Neal Stephenson must have wondered the very same thing. (Well, actually not quite, but something similar that he explains in the Acknowledgements.) But unlike me, he didn’t just laugh it off and go in to bed (after giving the dog her customary bedtime treat, of course). He researched the science and then wrote a whopping sf yarn about what would happen to the Earth and its people, both immediately and in the long run. And that very disaster befalls the moon right there on the first page of Seveneves. Actually, in the first four words of the first sentence. So, not much of a spoiler.
Seveneves is divided into three parts. In the first the disaster happens and the governments of Earth mobilize to get as many of the right kinds of people and materials up to the International Space Station as possible before the remains of the moon shower down upon the earth and sterilize it for thousands of years. In the second, after the Hard Rain destroys life on earth, the few hundred survivors in space must scramble to move their home to a different and safer orbit, while dealing with inevitable political conflicts and scientific disagreements, as well as various accidents and mishaps that threaten their very existence. And in the third, we look in on the civilizations created by the descendants of the final survivors and the way their genetic, political and personal disagreements have carried on, as they continue the millennia-long work of re-terraforming Earth.
With some of his books, Stephenson tends to build the stories around huge chunks of knowledge – or perhaps to present these subjects to his readers in the form of engaging stories. In Anathem it was a space opera of sorts hiding inside a complex overview of mathematics, philosophy and the history of science. In Cryptonomicon an alternate history of the 20th century and computer development via a multi-generation tale of cryptography. Seveneves has a bit of a split personality. In the first two sections I learned more than I thought possible about orbital mechanics, and in the third about epigenetics. Some readers love to delve into the details, the science and the symbolism and find what seem to be Easter eggs sprinkled throughout the books on a meta level. Me, I enjoy the use of the science to build a story that feels believable (and this is the hardest of hard science fiction), but I mostly read for the story, experiencing the action through the eyes of the characters, especially if they feel real and relatable.
The first two parts are told mostly from the points of view of two people. Dinah MacQuarie is a robotics specialist with a background in mining and geology, on the International Space Station. Dubois Jerome Xavier Harris, Ph.D., is an astronomer and popular science communicator known worldwide as Doc Dubois. Mostly Dinah, who emerges as a natural leader and a participant in most of the momentous events of the Big Ride.
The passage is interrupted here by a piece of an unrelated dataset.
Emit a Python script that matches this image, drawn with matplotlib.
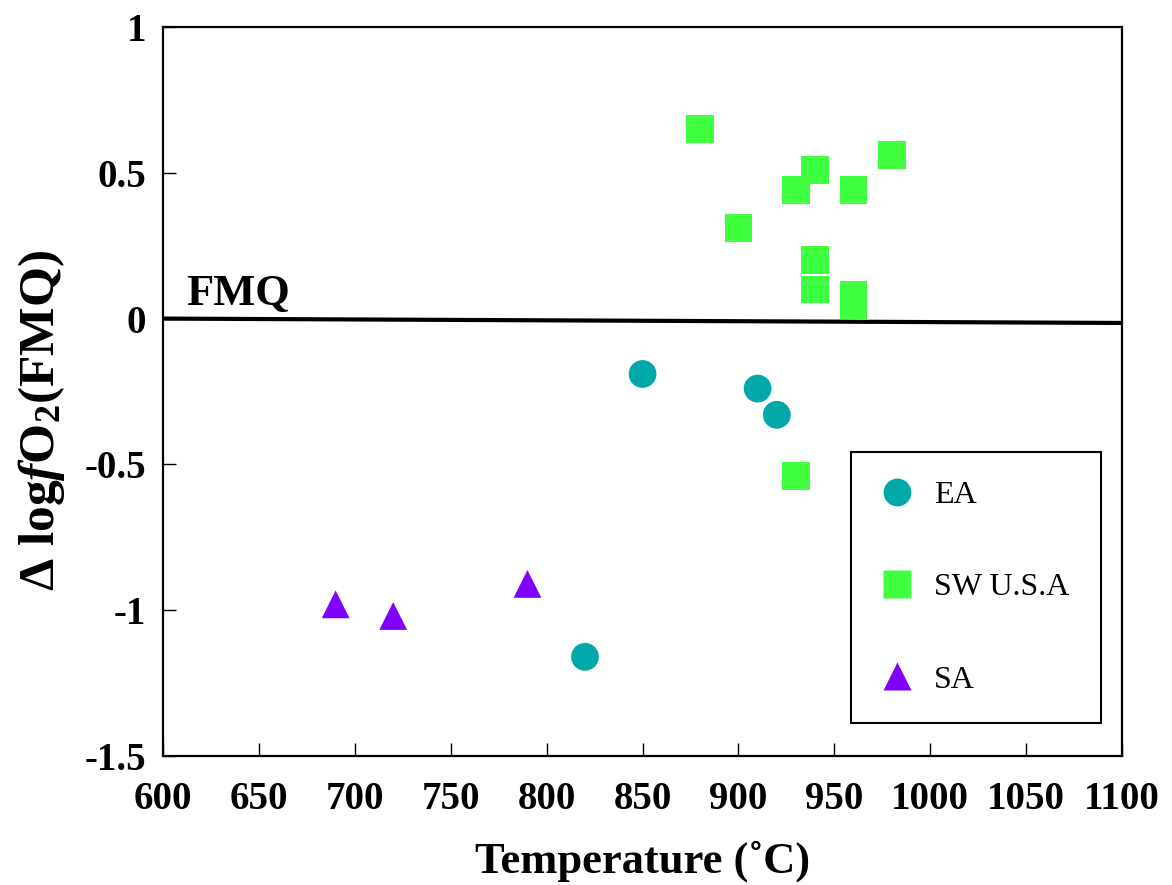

The third section takes on the character of the other kind of Stephenson book, the slow burn of scene-setting that abruptly erupts in violent action. Here we follow a character named Kath Two, a technician taking part in a survey of plant and animal life in Beringia. Because of something she sees on her survey, she becomes part of a group of seven (representing the seven main “races” of humanity surviving in space) on a mysterious mission. The majority of this section consists of explication – what humanity has been up to in its 5,000 years in space since the event called Zero, with lengthy descriptions of the multitude of space habitats, their inhabitants, and their technological marvels. But when the action begins, it’s explosive, and leads to a satisfying denoument.
I’m being cagey here to not reveal too much about the way the first part of the story ends, but suffice it to say that the number and mix of those who actually survive the ride to relative safety has major implications on how humanity turns out after 5,000 years, and on their different strategies for repopulating the new Earth. The third part, which could be expanded into another 900 page epic on its own merits, acts as a sort of denoument to the big action of the first two.
Seveneves was shortlisted for the 2016 Hugo Award. It’s reportedly under development as a feature film, which I think is a mistake. This story should be a multi-season show like The Expanse, but nobody asked me.